> Goal
Pick out every line of the entries below where "code" occurs, and copy those lines.

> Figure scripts
• • • •

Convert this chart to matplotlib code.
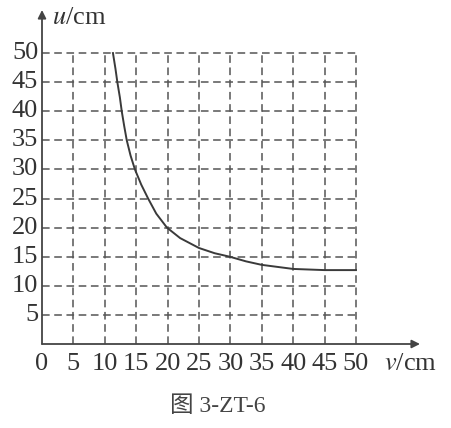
import numpy as np
import matplotlib
matplotlib.use("Agg")
from matplotlib import pyplot as plt

# values
v_cm = [11.3, 11.7, 12.0, 12.4, 12.7, 13.1, 13.5, 14.1, 14.8, 15.8, 16.9, 18.2, 19.9,
        22.0, 25.0, 27.5, 29.9, 32.5, 35.0, 40.0, 45.0, 50.0]
u_cm = [50.0, 47.3, 45.0, 42.4, 40.0, 37.4, 35.0, 32.4, 30.0, 27.4, 25.0, 22.4, 20.0,
        18.2, 16.5, 15.6, 15.0, 14.2, 13.6, 12.9, 12.7, 12.7]
grid_ticks = [0, 5, 10, 15, 20, 25, 30, 35, 40, 45, 50]
y_labels = ["5", "10", "15", "20", "25", "30", "35", "40", "45", "50"]
x_labels = ["0", "5", "10", "15", "20", "25", "30", "35", "40", "45", "50"]

plt.rcParams["font.family"] = ["Liberation Serif", "Noto Sans CJK SC"]

fig = plt.figure(figsize=(4.51, 4.28), dpi=100)
ax = fig.add_axes([42 / 451, 1 - 344 / 428, 378 / 451, 334 / 428])
ax.set_xlim(0, 60.2)
ax.set_ylim(0, 57.4)
for s in ax.spines.values():
    s.set_visible(False)
ax.set_xticks([])
ax.set_yticks([])

gc = "#555555"
dash = (0, (5, 3))
ax.hlines(grid_ticks[1:], 0, 50, colors=gc, linestyles=dash, linewidth=1.1)
ax.vlines(grid_ticks[1:], 0, 50, colors=gc, linestyles=dash, linewidth=1.1)

ax.plot(v_cm, u_cm, color="#3a3a3a", linewidth=1.4)

# axes with arrows
ax.annotate("", xy=(1, 0), xytext=(0, 0), xycoords="axes fraction",
            arrowprops=dict(arrowstyle="-|>", color="#444444", lw=1.3,
                            mutation_scale=12, shrinkA=0, shrinkB=0))
ax.annotate("", xy=(0, 1), xytext=(0, 0), xycoords="axes fraction",
            arrowprops=dict(arrowstyle="-|>", color="#444444", lw=1.3,
                            mutation_scale=12, shrinkA=0, shrinkB=0))

tc = "#333333"
for t, lab in zip(grid_ticks[1:], y_labels):
    ax.text(-0.6, t, lab, ha="right", va="center", fontsize=19, color=tc)
for t, lab in zip(grid_ticks, x_labels):
    ax.text(t, -3.4, lab, ha="center", va="center", fontsize=19, color=tc)

ax.text(1.6, 56.0, "$u$/cm", ha="left", va="center", fontsize=19, color=tc,
        math_fontfamily="stix")
ax.text(54.4, -3.4, "$v$/cm", ha="left", va="center", fontsize=19, color=tc,
        math_fontfamily="stix")
fig.text(218 / 451, 1 - 407 / 428, "图 3-ZT-6", ha="center", va="center",
         fontsize=17, color="#444444")

fig.savefig("out.png", dpi=100)
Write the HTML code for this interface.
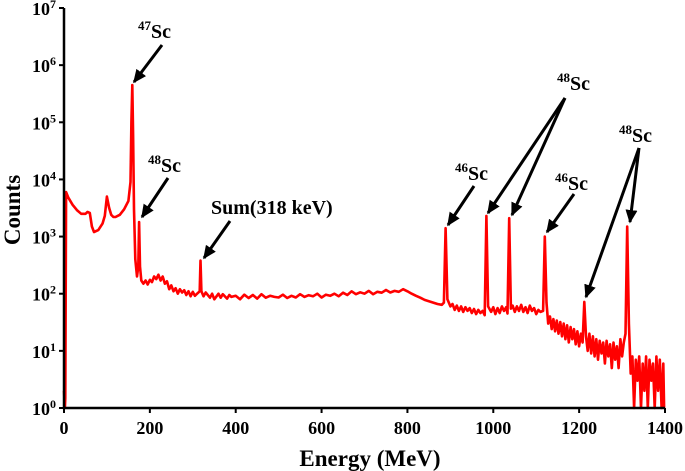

• • • •

> Final result
Convert this chart to matplotlib code.
Write the HTML code for this interface.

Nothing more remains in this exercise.